An industry group says Vancouver home resales rose 28.7 per cent last month from a year earlier to 3,539.
The Canadian Real Estate Association also says the average unadjusted price was up 15.8 per cent to $923,000.
Even on a month-over-month basis Vancouver home prices were substantially higher, gaining 3.6 per cent. That’s more than double the nationwide price increase.
And that means the Bank of Canada’s interest rate drop likely won’t have much of an impact here.
“Four housing, the impact on markets like Vancouver and Toronto, that are already experiencing very strong demand, might be relatively muted. But for other markets that have been more negatively affected by low energy prices, including some areas of northern BC, might see a bit of a boost,” says Brendon Ogmundson, an economist with the BC Real Estate Association.

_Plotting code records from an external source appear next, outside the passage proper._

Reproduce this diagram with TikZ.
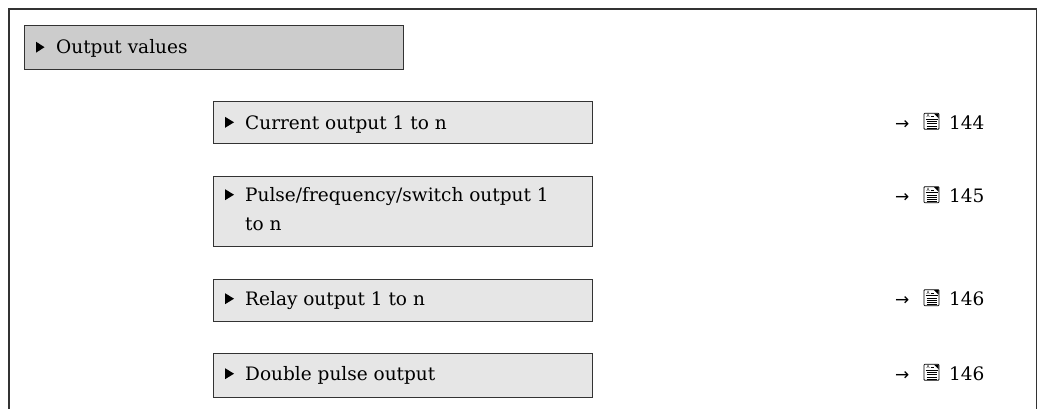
\documentclass[tikz,border=0pt]{standalone}
\usepackage{fontspec}
\setmainfont{DejaVu Serif}
\newfontfamily\symfont{DejaVu Sans}
\definecolor{hdrfill}{HTML}{CCCCCC}
\definecolor{subfill}{HTML}{E6E6E6}
\definecolor{edge}{HTML}{333333}
\begin{document}
\begin{tikzpicture}[x=1pt,y=-1pt,
  hdrbox/.style={draw=edge, line width=1.2pt, fill=hdrfill, anchor=north west, inner sep=0pt},
  subbox/.style={draw=edge, line width=1.2pt, fill=subfill, anchor=north west, inner sep=0pt, minimum width=379pt},
  lbl/.style={anchor=base west, inner sep=0pt, font=\fontsize{18.5}{22}\selectfont},
  arr/.style={anchor=base west, inner sep=0pt, font=\symfont\fontsize{17}{20}\selectfont},
  docicon/.pic={
    \draw[line width=0.8pt, rounded corners=0.8pt] (0,0) rectangle (15,16);
    \fill (10,0.4) -- (14.6,0.4) -- (14.6,5) -- cycle;
    \node[inner sep=0pt, font=\symfont\fontsize{4.5}{5}\selectfont] at (4.2,3) {A};
    \draw[line width=0.6pt] (6.5,3.2) -- (9.5,3.2);
    \draw[line width=0.6pt] (1.5,5.6) -- (13.5,5.6);
    \foreach \yy in {8.2,10.4,12.6,14.6} \draw[line width=0.6pt] (2.5,\yy) -- (12.5,\yy);
  }]
\useasboundingbox (0,0) rectangle (1038,408);
% outer frame
\draw[edge, line width=1.5pt] (9,410) -- (9,9) -- (1036.5,9) -- (1036.5,410);
% header
\node[hdrbox, minimum width=379pt, minimum height=43.5pt] (ov) at (24,25) {};
\fill (36,41.7) -- (44.5,47.2) -- (36,52.7) -- cycle;
\node[lbl] (ovt) at (56,53.5) {Output values};
% sub boxes
\node[subbox, minimum height=42.5pt] (cur) at (213,100.7) {};
\node[subbox, minimum height=70pt] (pfs) at (213,176) {};
\node[subbox, minimum height=42pt] (rel) at (213,279) {};
\node[subbox, minimum height=44pt] (dbl) at (213,353) {};
% triangles
\foreach \b in {129.3,201.7,305.7,380.7}
  \fill (225,\b-12.5) -- (234,\b-7) -- (225,\b-1.5) -- cycle;
% labels
\node[lbl] (curt) at (245,129.3) {Current output 1 to n};
\node[lbl] (pfst) at (245,201.7) {Pulse/frequency/switch output 1};
\node[lbl] (pfst2) at (245,230) {to n};
\node[lbl] (relt) at (245,305.7) {Relay output 1 to n};
\node[lbl] (dblt) at (245,380.7) {Double pulse output};
% page references
\node[arr] (cura) at (895,129.3) {→};
\pic at (924,113.3) {docicon};
\node[lbl] (curp) at (949,129.3) {144};
\node[arr] (pfsa) at (895,202.7) {→};
\pic at (924,186.7) {docicon};
\node[lbl] (pfsp) at (949,202.7) {145};
\node[arr] (rela) at (895,305.7) {→};
\pic at (924,289.7) {docicon};
\node[lbl] (relp) at (949,305.7) {146};
\node[arr] (dbla) at (895,380.3) {→};
\pic at (924,364.3) {docicon};
\node[lbl] (dblp) at (949,380.3) {146};
\end{tikzpicture}
\end{document}
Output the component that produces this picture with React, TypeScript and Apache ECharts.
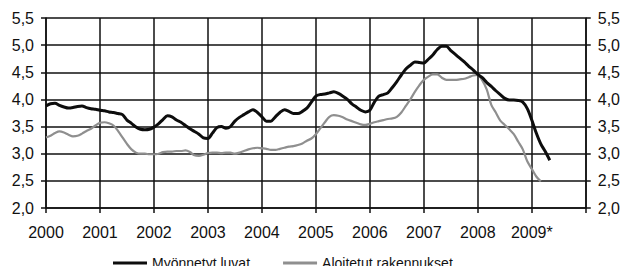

“Vancouver has demand at a 10-year high and doesn’t really need any extra boost but we might see some marginal effect.”
Ogmundson says the news is good for the rest of the country.
“Vancouver doesn’t need a whole lot of extra stimulus. This sort of action by the Bank of Canada is really more to help places like Calgary that have seen a bit of a downturn given the decline in oil prices.”
The national average sale price rose 9.6 per cent on a year-over-year basis in June; but excluding Greater Vancouver and Greater Toronto, it increased by only 3.1 per cent.
- National home sales edged back by 0.8 per cent from May to June.
- Actual (not seasonally adjusted) activity stood 11 per cent above June 2014 levels.
- The number of newly listed homes edged down 0.2 per cent from May to June.
- The Canadian housing market remains balanced overall.
- The MLS Home Price Index (HPI) rose 5.43 per cent year-over-year in June.